Finca Libertad 2006, Mendoza, Bodega Benegas ($24.95, 11305934)
Cabernet Sauvignon, Merlot and Cabernet Franc. Spent 18 months in new French oak casks. Smokey, peppery, meaty nose: grilled sausage, pimentón, raw beef with hints of cassis and mint. Mouth-filling but not heavy, fruit-forward but not fatiguing. Tannins and oak kept in check. Velvety texture. Long, fragrant finish. Cries out for a charcoal-grilled steak. (Buy again? If charcoal-grilling steaks, maybe.)


Capaia 2007, Philadelphia (Western Cape), Capaia Estate ($33.25, 11307825)
Cabernet Sauvignon (37%), Merlot (26%), Petit Verdot (18%) and Cabernet Franc (19%). Spent 15 months in new French oak barriques. Leather, cassis, ink and menthol. A wine of considerable heft, though nimble and fluid. Structuring tannins and acid are clad in fleshy fruit. Long savoury finish. (Buy again? Maybe, if in the mood for a New World Bordeaux blend.)

Sophia 2007, Gimblett Gravels Vineyard, Hawkes Bay, Craggy Range Winery ($58, 11305491)
Merlot (81%), Cabernet Franc (10%), Cabernet Sauvignon (7%) and Malbec (2%). Spent 18 months in 50% new French oak casks. Pomegranate juice, vanilla and chocolate with hints of humus and ground coffee. The proverbial iron fist in a velvet glove: a mass of tannins wrapped in a mass of pure fruit. Big but poised and finely balanced. Plush, layered and long. Needs at least a couple more years in the bottle. Internationally styled but with undeniable class: would make a excellent ringer in a flight of new wave St-Émilions and Pomerols. (Buy again? Probably not, but then I’m not a Merlot fan.)

Don Melchor 1995, Valle del Maipo, Concha y Toro ($87.95, 10755941)
100% Cabernet Sauvignon, aged 12 months in French oak casks. To the eye, nose and palate, obviously an aged wine. Pale rimmed, muted red-brown. Tertiary aromas and flavours: leather, sweat, dried wood, aged tobacco, old tomato plants, compost, earth (you have to dig to find the core of sweet fruit). Tannins fully resolved, the tightly wound velvet of youth now an unfurling skein of silk. Our bottle was uncorked two hours before the flight and decanted just before serving. As the wine only improved in the glass, decanting earlier might have been advisable. Interesting and impressive in its way, but not a wine that knocked anyone’s socks off. Probably done a disservice by being served after so many vibrant young wines and just before a fine old Bordeaux. Alone in the spotlight, it would likely show better. (Buy again? Not at that price.)

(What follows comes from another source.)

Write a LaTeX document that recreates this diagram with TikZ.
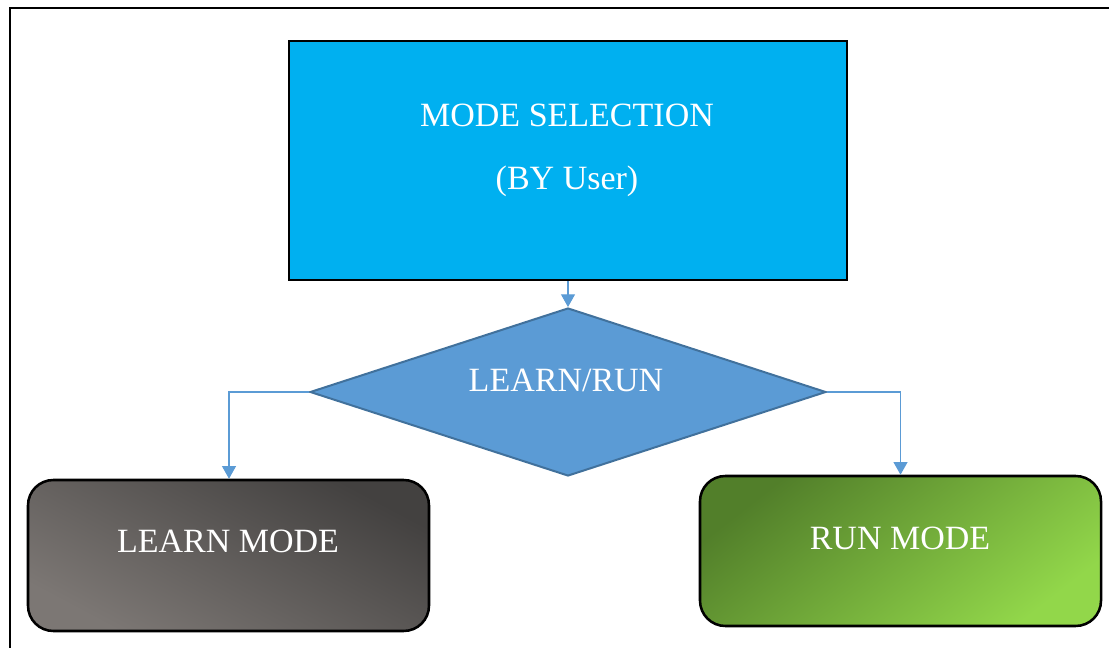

Pauillac 1994, Château Pontet-Canet ($33 in 1996)
Cabernet Sauvignon (63%), Merlot (32%) and Cabernet Franc (5%). Some fading at the rim but very little bricking. Complex only-in-Médoc bouquet that doesn’t need to yell to get your attention: cigar box, graphite, cassis, plum, tar, smoke, a hint of caramel. Austere but graceful and lithe, the tannins mostly resolved. In contrast to the preceding wines, the fruit is lean, dry, less dominating, more a unifying element in a spectrum of savoury flavours. The fruit fades on the long finish as cedar and minerals intertwine over a faint tannic astringency. Not particularly deep yet a wine that doesn’t reveal itself fully with the first sip or even – to judge by how it evolved in the few minutes after opening – the first glass. This is in a good place now and probably won’t get better; drink up in the next two or three years. (Buy again? Sure would if I didn’t already have a few bottles stashed away.)